The question of whether modern information technology has a positive or negative effect on global language diversity has been debated since the very beginning of the global online conversation. On the positive side, localized to fit the needs of regional communities, the Internet may allow populations a much-needed forum within which to cultivate and protect their own language. On the negative side, the Internet may simply aggravate the homogenizing effects of globalization, accelerating the spread of a handful of “lingua francas” while assimilating thousands of less well-known local languages into a giant global melting pot.
One of the very tangible manifestations of these issues of language diversity appears within the global blogosphere, where there is an incentive to adopt a foreign language (normally English) when the goal is to speak to people outside of a local context. But what if people did not have to give up their own language to communicate across language boundaries? What if there was a simpler alternative to the complex sounds, irregular grammar, and cultural baggage of “International English”, a language flexible enough to be shared by people across the world?
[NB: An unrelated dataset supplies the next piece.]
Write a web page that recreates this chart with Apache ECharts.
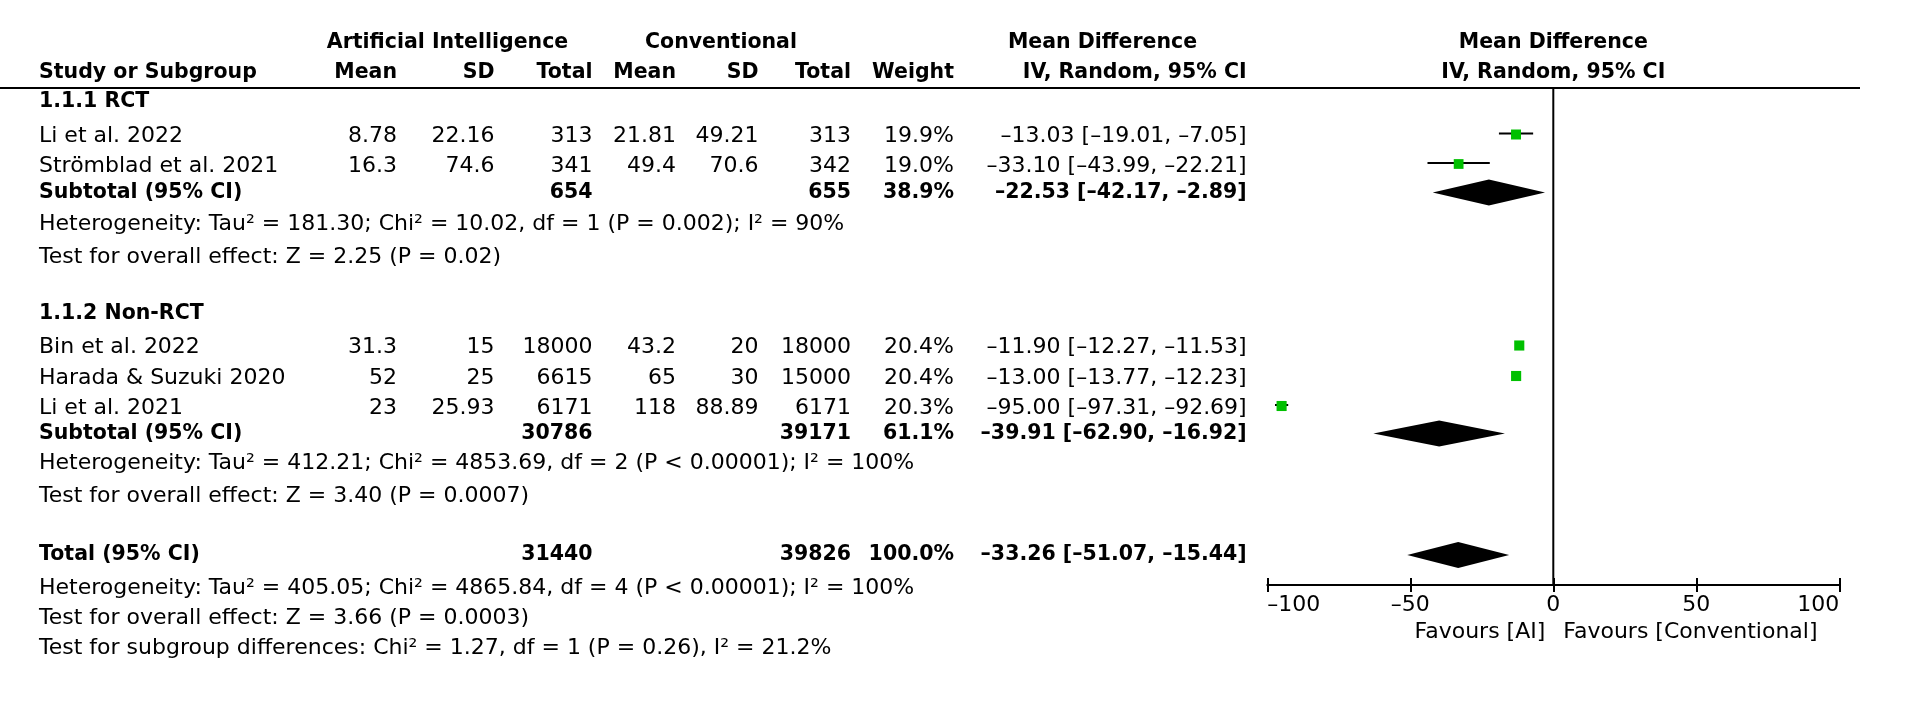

This is the thinking that went into the construction of Neo Patwa, a pidgin language thought up by Japan-based blogger Jens Wilkinson and featured regularly in his blog, as well as that of fellow Neo Patwa blogger Jack Parsons. I asked Jens some questions about the origin, motivation, and future of Neo Patwa.
What first got you interested in the idea of creating Neo Patwa, and how do you see it as different from other constructed languages?
Nearly all constructed languages are based on European languages to some extent. I wanted to make a language that would be truly multicultural. It seems only fair that if we are to try speaking with a common tongue, it should incorporate elements from different cultures around the world.
What is wrong with English as an international language?
It is true that English is very widely spoken. But this is unacceptable for two major reasons. One is simply that English as a language is difficult for people of many other languages. There are too many vowels, and we have horrible words like “sixths” (four consonants in a row!) Even I have a hard time pronouncing it. Also, English has lots of irregularities and idioms.
The second reason is that using English as an international language gives an unfair advantage to native speakers of the language. And even as a social phenomenon, it gives rise to the idea that one culture is superior to other cultures.
Now, can we do anything about it? I think actually that spreading a language like Neo Patwa, even on a small scale, can help create awareness of the idea that we should not let a limited group of native speakers have a hold on the language that we all use for inter-language communication.
Q: Where did you find inspiration for the grammar, vocabulary, and style of Neo Patwa?
I got a lot of inspiration from languages such as pidgins and creoles, which developed in situations where people with different mother languages were trying to communicate. After all, that is what an international language should do. For example, Swahili was developed by Arabian traders communicating with speakers of Bantu languages mainly. And Malay developed as a trading language between people speaking a variety of languages. I also tried to incorporate things from the world's largest languages, i.e. English and Mandarin. For that, Singlish was a big inspiration, because it is a language developed in a crossroad between mainly English, Chinese, and Malay languages.
How has your experience been so far blogging in Neo Patwa?
I've been blogging in Neo Patwa mostly as a way to practice the language. Though Neo Patwa is ready to use as a kind of pidgin, there are still many elements that need to be developed. I hope to develop it in cooperation with people who are speakers of a multitude of languages.
What do you see as the next step for Neo Patwa?
For the moment, I'm concentrating on finding people who are interested in experimenting with it and making suggestions on how to make it better. I really hope to get cooperation from people who speak non-European languages, to avoid a European bias where possible.